Properties of Solids
Solids have a definite shape, fixed positions of particles, compact particles, relatively high densities, and are difficult to compress.
Physical Properties
Characteristics that can be observed or measured without changing the substance's chemical identity (e.g., color, density, melting point).
Chemical Properties
Describe how a substance changes or reacts to form new substances (e.g., flammability, corrosiveness).
Zinc
A bluish-white metal that has physical properties such as a density of 7.14 g/cm3 and a melting point of 419°C, and a chemical property of corroding upon prolonged contact with moist air.
Substance
A material with a constant composition and properties.
Element
A pure substance that cannot be broken down into simpler substances by chemical means.
Compound
A substance formed when two or more elements are chemically bonded, which can be decomposed into simpler substances by chemical means.
Mixture
A combination of two or more substances that are physically combined, not chemically bonded.
Homogeneous Mixture
A mixture with uniform composition throughout (e.g., ethyl alcohol and water).
Heterogeneous Mixture
A mixture with non-uniform composition.
SI System
The International System of Units that uses prefixes to denote multiples or submultiples of base units.
SI Prefixes
Prefixes used in the SI system to express very large or very small quantities, such as mega- (10^6), kilo- (10^3), centi- (10^-2), and micro- (10^-6).
Dimensional Analysis
A method that involves using conversion factors to change units.
Conversion Example
To convert 16.0 lb to grams using the factor 2.2 lbs = 1 kg results in approximately 7260 g.

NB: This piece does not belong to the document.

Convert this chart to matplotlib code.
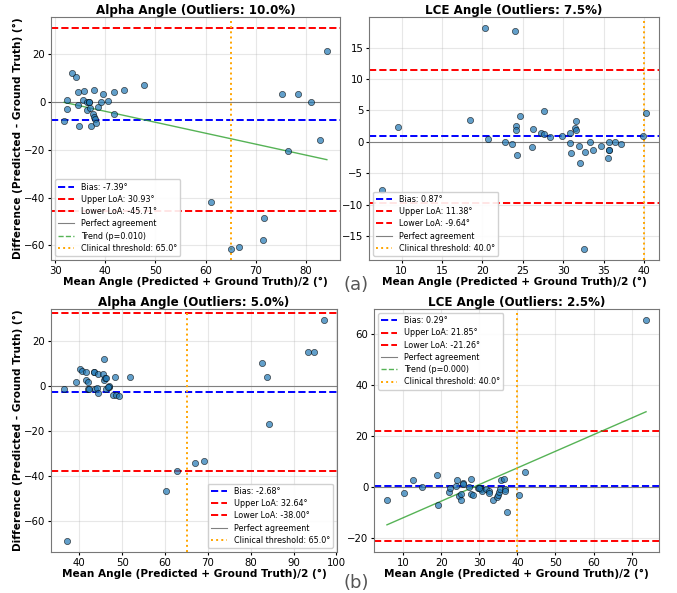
import numpy as np
import matplotlib
matplotlib.use("Agg")
import matplotlib.pyplot as plt

# (a) Alpha angle: mean vs difference
alpha_a_mean = [31.8, 32.3, 32.4, 33.3, 34.2, 34.6, 34.6, 34.8, 35.8, 35.6,
                36.3, 36.4, 36.8, 37.0, 37.1, 37.8, 37.6, 37.8, 37.9, 38.2,
                38.5, 39.2, 39.5, 40.5, 41.7, 41.8, 43.7, 47.8, 61.0, 65.0,
                66.7, 71.4, 71.7, 75.2, 76.4, 78.4, 81.0, 82.8, 84.2, 36.7]
alpha_a_diff = [-8.0, 1.0, -2.9, 12.2, 10.3, 4.2, -1.4, -10.2, 4.5, 1.0,
                0.0, -3.2, 0.1, -2.5, -9.9, 5.2, -4.9, -6.3, -7.1, -8.8,
                -2.1, 0.0, 3.2, 0.6, 4.2, -4.9, 5.0, 7.0, -41.8, -61.5,
                -60.6, -57.8, -48.5, 3.5, -20.4, 3.5, 0.1, -15.9, 21.3, 0.0]

# (a) LCE angle
lce_a_mean = [7.6, 9.5, 18.5, 20.3, 20.7, 22.8, 23.6, 24.0, 24.1, 24.2,
              24.3, 24.7, 26.1, 26.3, 27.3, 27.6, 27.6, 28.3, 29.8, 30.8,
              30.8, 30.9, 31.4, 31.6, 31.6, 31.9, 32.1, 32.7, 32.6, 33.3,
              33.7, 34.7, 35.5, 35.7, 35.7, 36.4, 37.1, 39.8, 40.2, 35.6]
lce_a_diff = [-7.7, 2.4, 3.55, 18.1, 0.5, 0.05, -0.26, 17.7, 2.5, 1.9,
              -2.0, 4.2, -0.85, 2.1, 1.4, 4.9, 1.3, 0.85, 1.0, 1.4,
              -0.2, -1.7, 2.2, 3.4, 1.9, -0.64, -3.4, -1.6, -17.0, 0.0,
              -1.2, -0.64, -2.5, 0.0, -1.2, 0.05, -0.3, 0.95, 4.6, -1.2]

# (b) Alpha angle
alpha_b_mean = [36.4, 37.1, 39.1, 40.1, 40.6, 41.5, 41.6, 41.9, 42.1, 42.2,
                43.3, 43.5, 43.7, 44.0, 44.4, 44.3, 45.5, 45.7, 45.8, 45.9,
                46.3, 46.3, 46.8, 47.0, 47.8, 48.3, 48.6, 49.3, 51.9, 60.1,
                62.7, 67.1, 69.1, 82.6, 83.8, 84.2, 93.3, 94.8, 97.1, 46.6]
alpha_b_diff = [-1.5, -69.0, 1.9, 7.6, 6.8, 2.4, 6.25, 1.9, -1.3, -1.6,
                6.25, 6.1, -1.6, -0.9, -3.3, 5.4, 5.4, 11.9, 2.8, 3.6,
                3.4, -1.2, -0.6, 0.0, -3.9, 4.0, -4.0, -4.6, 4.0, -46.7,
                -37.8, -34.2, -33.2, 10.3, 4.0, -17.1, 14.9, 15.0, 29.3, -0.3]

# (b) LCE angle
lce_b_mean = [5.7, 10.1, 12.5, 15.0, 18.8, 19.1, 22.1, 22.4, 23.8, 24.0,
              24.6, 25.2, 25.2, 25.6, 25.8, 27.3, 27.9, 27.9, 28.3, 29.5,
              30.1, 30.3, 30.6, 31.8, 32.4, 32.4, 33.7, 34.5, 34.9, 35.2,
              35.3, 35.6, 36.5, 36.6, 36.8, 37.2, 40.5, 42.1, 73.8, 30.0]
lce_b_diff = [-5.0, -2.6, 2.7, 0.0, 4.5, -7.1, -2.0, -0.65, 0.3, 2.6,
              -3.8, -2.9, -5.0, 1.3, 1.0, 0.0, 3.1, -2.7, -3.4, -0.5,
              -0.65, -1.0, -1.8, -0.8, -1.6, -2.6, -5.0, -3.9, -3.1, -2.1,
              -0.8, 2.6, 3.0, -0.8, -1.8, -9.9, -3.4, 5.8, 65.4, -0.4]

titles = ["Alpha Angle (Outliers: 10.0%)", "LCE Angle (Outliers: 7.5%)",
          "Alpha Angle (Outliers: 5.0%)", "LCE Angle (Outliers: 2.5%)"]
bias = [-7.39, 0.87, -2.68, 0.29]
upper_loa = [30.93, 11.38, 32.64, 21.85]
lower_loa = [-45.71, -9.64, -38.00, -21.26]
thresholds = [65.0, 40.0, 65.0, 40.0]
trend_p = [0.010, None, None, 0.000]
legend_loc = ["lower left", "lower left", "lower right", "upper left"]

means = [alpha_a_mean, lce_a_mean, alpha_b_mean, lce_b_mean]
diffs = [alpha_a_diff, lce_a_diff, alpha_b_diff, lce_b_diff]

fig = plt.figure(figsize=(6.77, 5.93), dpi=100)
W, H = 677, 593
# axes boxes in pixels: left, top, right, bottom
boxes = [(51, 17, 340, 260), (369, 17, 659, 260),
         (51, 309, 337, 552), (374, 309, 659, 552)]

for i in range(4):
    l, t, r, b = boxes[i]
    ax = fig.add_axes([l / W, (H - b) / H, (r - l) / W, (b - t) / H])
    x = np.array(means[i])
    d = np.array(diffs[i])

    ax.scatter(x, d, s=20, color="#1f77b4", alpha=0.7,
               edgecolors="black", linewidths=0.5, zorder=3)
    ax.axhline(bias[i], color="blue", linestyle="--", linewidth=1.4,
               label=f"Bias: {bias[i]:.2f}°")
    ax.axhline(upper_loa[i], color="red", linestyle="--", linewidth=1.4,
               label=f"Upper LoA: {upper_loa[i]:.2f}°")
    ax.axhline(lower_loa[i], color="red", linestyle="--", linewidth=1.4,
               label=f"Lower LoA: {lower_loa[i]:.2f}°")
    ax.axhline(0, color="gray", linestyle="-", linewidth=0.8,
               label="Perfect agreement")
    if trend_p[i] is not None:
        z = np.polyfit(x, d, 1)
        xs = np.sort(x)
        ax.plot(xs, np.polyval(z, xs), "-", color="#2ca02c", linewidth=1.0,
                alpha=0.8)
        ax.plot([], [], "--", color="#2ca02c", linewidth=1.0, alpha=0.8,
                label=f"Trend (p={trend_p[i]:.3f})")
    ax.axvline(thresholds[i], color="orange", linestyle=":", linewidth=1.4,
               label=f"Clinical threshold: {thresholds[i]:.1f}°")

    ax.set_title(titles[i], fontsize=8.6, fontweight="bold", pad=2)
    ax.set_xlabel("Mean Angle (Predicted + Ground Truth)/2 (°)",
                  fontsize=7.6, fontweight="bold", labelpad=1)
    if i % 2 == 0:
        ax.set_ylabel("Difference (Predicted - Ground Truth) (°)",
                      fontsize=7.6, fontweight="bold", labelpad=1)
    ax.tick_params(labelsize=7.3, length=2.5, pad=1.5)
    ax.grid(True, alpha=0.3)
    for sp in ax.spines.values():
        sp.set_color("#777777")
    ax.legend(loc=legend_loc[i], fontsize=5.8, labelspacing=0.4,
              framealpha=0.9)

fig.text(356 / W, 1 - 285 / H, "(a)", fontsize=13, color="#555555",
         ha="center", va="center")
fig.text(356 / W, 1 - 583 / H, "(b)", fontsize=13, color="#555555",
         ha="center", va="center")

fig.savefig("out.png", dpi=100)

Key Concept of Chemical Properties
Chemical properties involve a change in the substance's composition.
Key Concept of Physical Properties
Physical properties can be observed without changing the substance's identity.
Important Note on Mixtures
Mixtures can have varying compositions, while pure substances have fixed compositions.
Common Mistake in SI Prefixes
The abbreviation for micro- is μ (mu), not m (which is milli-).
Important Note on Calculations
Always include units in your calculations and ensure they cancel out correctly.
Density
Density is defined as mass per unit volume.
Density Calculation
Density = Mass / Volume
Example of Density Calculation
A metal cube with a mass of 112 g is dropped into a graduated cylinder containing 30.00 mL of water, causing the water level to rise to 39.50 mL. Volume of cube = 39.50 mL - 30.00 mL = 9.50 mL. Density = 112 g / 9.50 mL = 11.8 g/mL.
Volume Calculation
Volume = Mass / Density
Example of Volume Calculation
A gold ring has a mass of 15.37 g. If the ring is pure gold (density = 16.1 g/mL): Volume = 15.37 g / 16.1 g/mL = 0.955 mL.
Real-world Application of Density
Density helps identify substances and determine purity.
Summary of Density
Density is a fundamental property relating mass and volume, and it can be used to calculate either mass or volume if the other is known.
Naming Binary Compounds
Naming binary compounds involves using prefixes to indicate the number of atoms of each element, following specific rules based on the type of compound.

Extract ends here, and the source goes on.